La storia dei movimenti LGBTQIA+ non è dunque finita. E questa storia deve farci riflettere anche su quanto recenti e quindi fragili siano le nostre libertà, su quanta forza sia necessaria non solo per ampliare, ma anche per difendere i diritti conquistati. Nella Berlino degli anni Venti, come a Mosca subito dopo la rivoluzione bolscevica, soffiavano venti di libertà – poi venne Hitler, poi venne Stalin, poi vennero i lager e i gulag. All’entusiasmo politico degli anni Settanta, negli anni Ottanta fece seguito la crisi dell’AIDS, che portò con sé un’ondata di feroce omolesbobitransfobia. La storia non si ripete, per fortuna. Ma anche oggi, anche nella parte fortunata del mondo in cui abbiamo il privilegio di vivere, vediamo segnali inquietanti, e non li dobbiamo trascurare.

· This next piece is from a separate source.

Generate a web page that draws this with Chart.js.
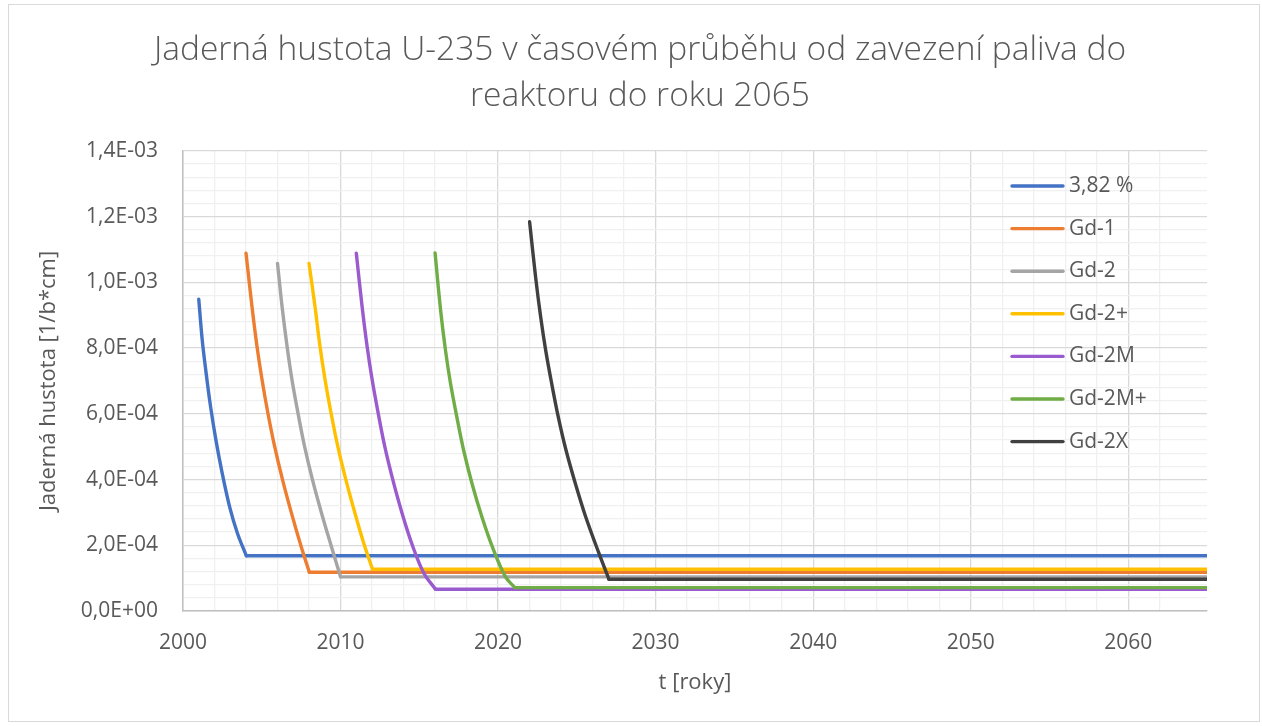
<!DOCTYPE html>
<html>
<head>
<meta charset="utf-8">
<script src="https://cdn.jsdelivr.net/npm/chart.js@4"></script>
<style>
  html, body { margin: 0; padding: 0; background: #fff; }
  #wrap { width: 1262px; height: 726px; }
</style>
</head>
<body>
<div id="wrap"><canvas id="myChart" width="1262" height="726"></canvas></div>
<script>
const seriesNames = ["3,82 %", "Gd-1", "Gd-2", "Gd-2+", "Gd-2M", "Gd-2M+", "Gd-2X"];
const seriesColors = ["#4472C4", "#ED7D31", "#A5A5A5", "#FFC000", "#9A5BCF", "#70AD47", "#404040"];

// years of each burn-up curve
const years382 = [2001, 2001.22, 2001.47, 2001.75, 2002.09, 2002.49, 2002.96, 2003.46, 2004.02];
const yearsGd1 = [2004, 2004.38, 2004.7, 2005.02, 2005.39, 2005.82, 2006.32, 2006.89, 2007.5, 2008.02];
const yearsGd2 = [2006, 2006.29, 2006.61, 2006.92, 2007.3, 2007.72, 2008.22, 2008.8, 2009.42, 2010];
const yearsGd2p = [2008, 2008.38, 2008.7, 2009.02, 2009.4, 2009.83, 2010.34, 2010.92, 2011.54, 2012.03];
const yearsGd2M = [2011, 2011.37, 2011.69, 2012.01, 2012.39, 2012.81, 2013.32, 2013.91, 2014.59, 2015.29, 2016.03];
const yearsGd2Mp = [2016, 2016.35, 2016.66, 2016.98, 2017.38, 2017.81, 2018.34, 2018.97, 2019.71, 2020.47, 2021.07];
const yearsGd2X = [2022, 2022.38, 2022.7, 2023.02, 2023.4, 2023.82, 2024.31, 2024.9, 2025.56, 2026.4, 2027.04];

// U-235 density [1/b*cm]
const dens382 = [9.49e-4, 8.25e-4, 7.23e-4, 6.22e-4, 5.20e-4, 4.19e-4, 3.17e-4, 2.36e-4, 1.68e-4];
const densGd1 = [1.089e-3, 9.26e-4, 8.04e-4, 7.03e-4, 6.02e-4, 5.0e-4, 3.99e-4, 2.97e-4, 1.96e-4, 1.18e-4];
const densGd2 = [1.058e-3, 9.26e-4, 8.04e-4, 7.03e-4, 6.02e-4, 5.0e-4, 3.99e-4, 2.97e-4, 1.96e-4, 1.04e-4];
const densGd2p = [1.058e-3, 9.26e-4, 8.04e-4, 7.03e-4, 6.02e-4, 5.0e-4, 3.99e-4, 2.97e-4, 1.96e-4, 1.27e-4];
const densGd2M = [1.089e-3, 9.26e-4, 8.04e-4, 7.03e-4, 6.02e-4, 5.0e-4, 3.99e-4, 2.97e-4, 1.96e-4, 1.15e-4, 0.66e-4];
const densGd2Mp = [1.09e-3, 9.16e-4, 7.94e-4, 6.93e-4, 5.91e-4, 4.9e-4, 3.89e-4, 2.87e-4, 1.86e-4, 1.04e-4, 0.71e-4];
const densGd2X = [1.185e-3, 1.017e-3, 8.96e-4, 7.94e-4, 6.93e-4, 5.91e-4, 4.9e-4, 3.89e-4, 2.87e-4, 1.76e-4, 0.965e-4];

const allYears = [years382, yearsGd1, yearsGd2, yearsGd2p, yearsGd2M, yearsGd2Mp, yearsGd2X];
const allDens = [dens382, densGd1, densGd2, densGd2p, densGd2M, densGd2Mp, densGd2X];

const titleLines = ["Jaderná hustota U-235 v časovém průběhu od zavezení paliva do", "reaktoru do roku 2065"];
const xMin = 2000, xMax = 2065;
const xLabelYears = [2000, 2010, 2020, 2030, 2040, 2050, 2060];
const yMax = 1.4e-3, yMajorStep = 2e-4, yMinorStep = 4e-5;

const TEXT = "#595959";
const FONT = "'Open Sans', 'DejaVu Sans', sans-serif";

function fmtExp(v) {
  const parts = v.toExponential(1).split("e");
  const e = parseInt(parts[1], 10);
  const sign = e < 0 ? "-" : "+";
  const ee = String(Math.abs(e)).padStart(2, "0");
  return parts[0].replace(".", ",") + "E" + sign + ee;
}

// each series: the decay curve (smooth) + the flat part up to 2065 (straight)
const datasets = [];
seriesNames.forEach((name, i) => {
  const pts = allYears[i].map((t, k) => ({ x: t, y: allDens[i][k] }));
  const last = pts[pts.length - 1];
  const common = {
    borderColor: seriesColors[i],
    backgroundColor: seriesColors[i],
    borderWidth: 3.4,
    pointRadius: 0,
    borderCapStyle: "round",
    borderJoinStyle: "round",
    fill: false,
    order: seriesNames.length - i,
  };
  datasets.push(Object.assign({ label: name, data: pts, tension: 0.35 }, common));
  datasets.push(Object.assign({ label: name + " ", data: [last, { x: xMax, y: last.y }], tension: 0 }, common));
});

// chart frame + title, centred on the whole frame like in Excel
const frame = {
  id: "frame",
  beforeDraw(chart) {
    const c = chart.ctx;
    c.save();
    c.fillStyle = "#fff";
    c.fillRect(0, 0, chart.width, chart.height);
    c.strokeStyle = "#d9d9d9";
    c.lineWidth = 1;
    c.strokeRect(8.5, 4.5, 1251, 717);
    c.fillStyle = TEXT;
    c.font = "300 33.5px " + FONT;
    c.textAlign = "center";
    c.textBaseline = "middle";
    titleLines.forEach((line, i) => c.fillText(line, 640, 50 + i * 46));
    c.restore();
  },
};

const excelLegend = {
  id: "excelLegend",
  afterDraw(chart) {
    const c = chart.ctx;
    c.save();
    c.font = "21px " + FONT;
    c.textBaseline = "middle";
    c.textAlign = "left";
    seriesNames.forEach((name, i) => {
      const y = 186 + i * 42.6;
      c.strokeStyle = seriesColors[i];
      c.lineWidth = 3.4;
      c.lineCap = "round";
      c.beginPath();
      c.moveTo(1012, y);
      c.lineTo(1063, y);
      c.stroke();
      c.fillStyle = TEXT;
      c.fillText(name, 1069, y);
    });
    c.restore();
  },
};

new Chart(document.getElementById("myChart"), {
  type: "line",
  data: { datasets: datasets },
  plugins: [frame, excelLegend],
  options: {
    responsive: false,
    animation: false,
    layout: { padding: { left: 8, right: 55, top: 151, bottom: 4 } },
    plugins: {
      legend: { display: false },
      tooltip: { enabled: false },
      title: { display: false },
    },
    scales: {
      x: {
        type: "linear",
        min: xMin,
        max: xMax,
        afterFit: (s) => { s.height = 111; },
        ticks: {
          stepSize: 2,
          autoSkip: false,
          maxRotation: 0,
          padding: 19,
          color: TEXT,
          font: { family: FONT, size: 21 },
          callback: (v) => (xLabelYears.includes(v) ? String(v) : ""),
        },
        grid: {
          drawTicks: false,
          lineWidth: 1.3,
          color: (ctx) => {
            const v = ctx.tick ? ctx.tick.value : 0;
            if (v % 10 === 0) return "#d9d9d9";
            if (v % 2 === 0) return "#f0f0f0";
            return "rgba(0,0,0,0)";
          },
        },
        border: { display: true, color: "#bfbfbf", width: 1.5 },
        title: {
          display: true,
          text: "t [roky]",
          color: TEXT,
          font: { family: FONT, size: 22 },
          padding: { top: 0, bottom: 26 },
        },
      },
      y: {
        min: 0,
        max: yMax,
        afterFit: (s) => { s.width = 175; },
        ticks: {
          stepSize: yMinorStep,
          autoSkip: false,
          padding: 25,
          color: TEXT,
          font: { family: FONT, size: 21 },
          callback: (v) => {
            const k = Math.round(v / yMinorStep);
            return k % Math.round(yMajorStep / yMinorStep) === 0 ? fmtExp(v) : "";
          },
        },
        grid: {
          drawTicks: false,
          lineWidth: 1.3,
          color: (ctx) => {
            const v = ctx.tick ? ctx.tick.value : 0;
            const k = Math.round(v / yMinorStep);
            return k % Math.round(yMajorStep / yMinorStep) === 0 ? "#d9d9d9" : "#f0f0f0";
          },
        },
        border: { display: true, color: "#bfbfbf", width: 1.5 },
        title: {
          display: true,
          text: "Jaderná hustota [1/b*cm]",
          color: TEXT,
          font: { family: FONT, size: 22 },
          padding: { top: 28, bottom: 0 },
        },
      },
    },
  },
});
</script>
</body>
</html>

Pensate alla sentenza della Corte suprema degli Stati Uniti che nel giugno 2022 ha abolito la sentenza del 1973 che aveva reso l’aborto un diritto costituzionale. Cinquanta anni dopo. E pensate a quel fortissimo moto di reazione alle nostre conquiste che è la campagna antigender: una campagna transnazionale lanciata negli anni Novanta, mentre Omphalos muoveva i primi passi, come reazione alla depatologizzazione dell’omosessualità. Una crociata transnazionale che vede coinvolte la Chiesa cattolica, le Chiese ortodosse, molte chiese protestanti di tutto il mondo, assieme a movimenti neofascisti, populisti, di destra. Una crociata in cui i regimi di verità dell’inquisizione, della sessuologia degenerazionista e della psicoanalisi si intrecciano in combinazioni paradossali: oggi, nei discorsi antigender essere minoranze sessuali è assieme un atto, un’identità e una biologia, un peccato, un reato, una tara da reprimere, una patologia da curare.

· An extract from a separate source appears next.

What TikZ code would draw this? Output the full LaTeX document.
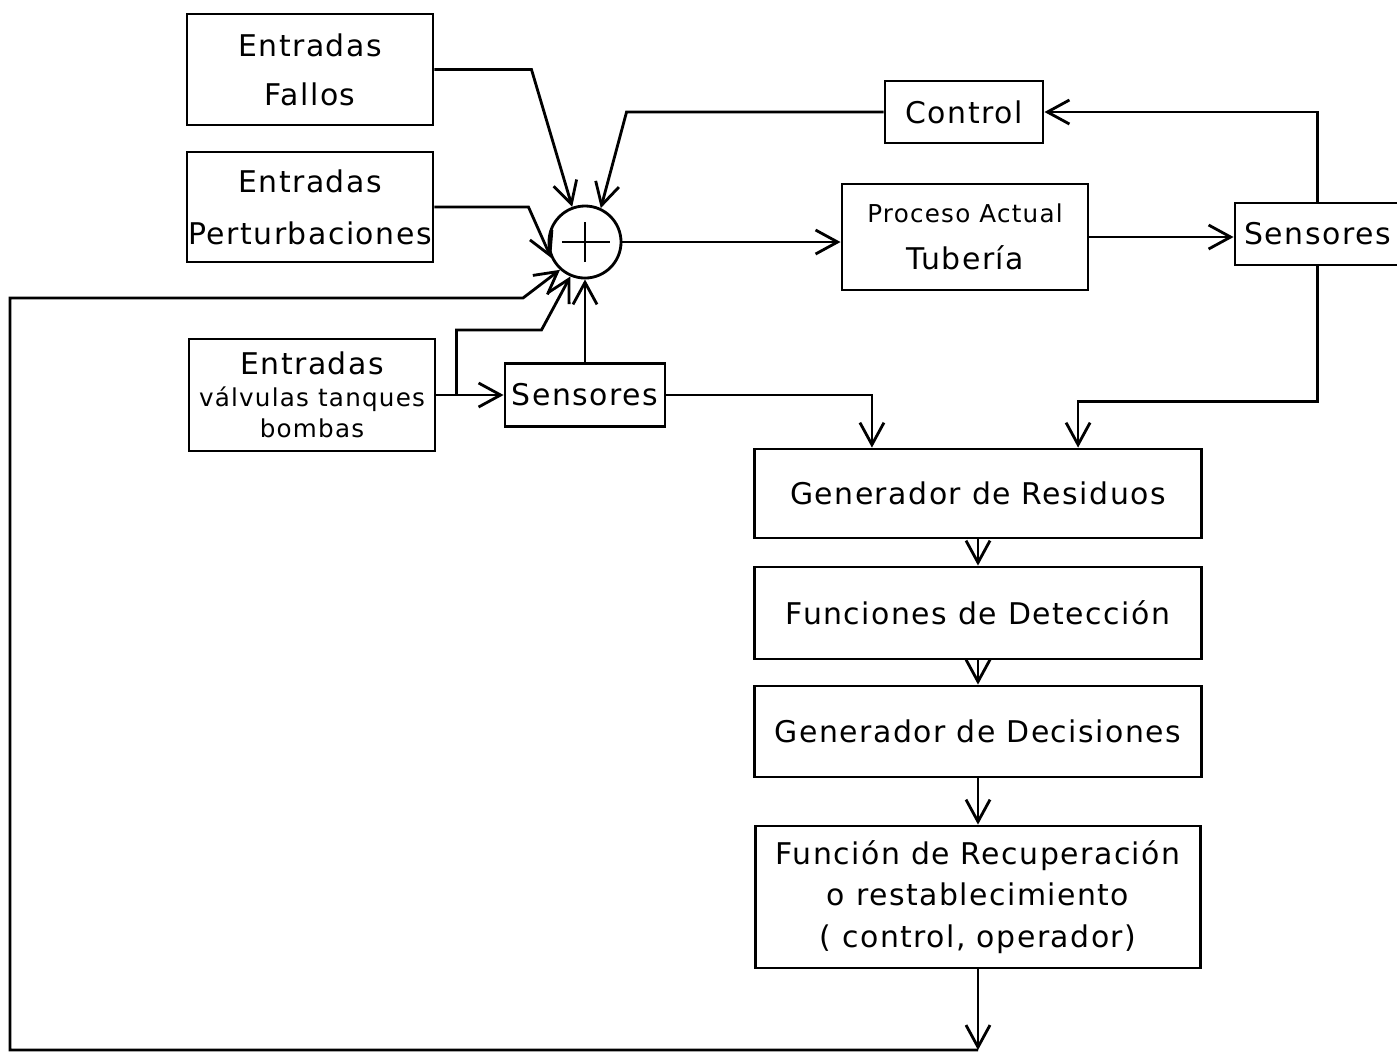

Nel 2019, soltanto tre anni fa, quella kermesse internazionale dei gruppi antigender che è il World Congress of Families è stata ospitata a Verona, la città dove vivo e lavoro. Tra i relatori, c’era l’arciprete ortodosso Dimitri Smirnov, braccio destro di quel patriarca Kirill che nel febbraio scorso ha giustificato l’invasione russa dell’Ucraina sostenendo che con la guerra Putin sta difendendo il cristianesimo dai Pride LGBT. Ma sul palco c’erano anche l’allora vicepremier Matteo Salvini, e la probabile futura premier Giorgia Meloni. La stessa Meloni che in campagna elettorale oggi fa la moderata, ma che ancora nel maggio scorso, in Spagna per sostenere il partito di ultradestra Vox, ha inveito con il collo gonfio di rabbia contro l’immigrazione, contro l’aborto, contro l’ideologia del gender, contro la lobby LGBT. Ieri, come sapete, né la Lega, né Fratelli d’Italia hanno votato la risoluzione del Parlamento europeo contro Victor Orban.

La mente straight, la mente etrocispatriarcale, la mente fascista, è insomma ancora viva e vegeta. Ancora ci infesta con i suoi deliri. Di attivismo LGBTQIA+, di comunità LGBTQIA+ c’è quindi ancora un gran bisogno. Per difendere le nostre conquiste, per consolidarle e allargarle, per costruire, a partire dalle nostre differenze, dalla nostra queerness, un mondo nuovo e diverso. Tanti auguri quindi Omphalos, per i vostri primi trent’anni. E per i prossimi trent’anni. E per i prossimi ancora. E ancora. C’è necessità di voi.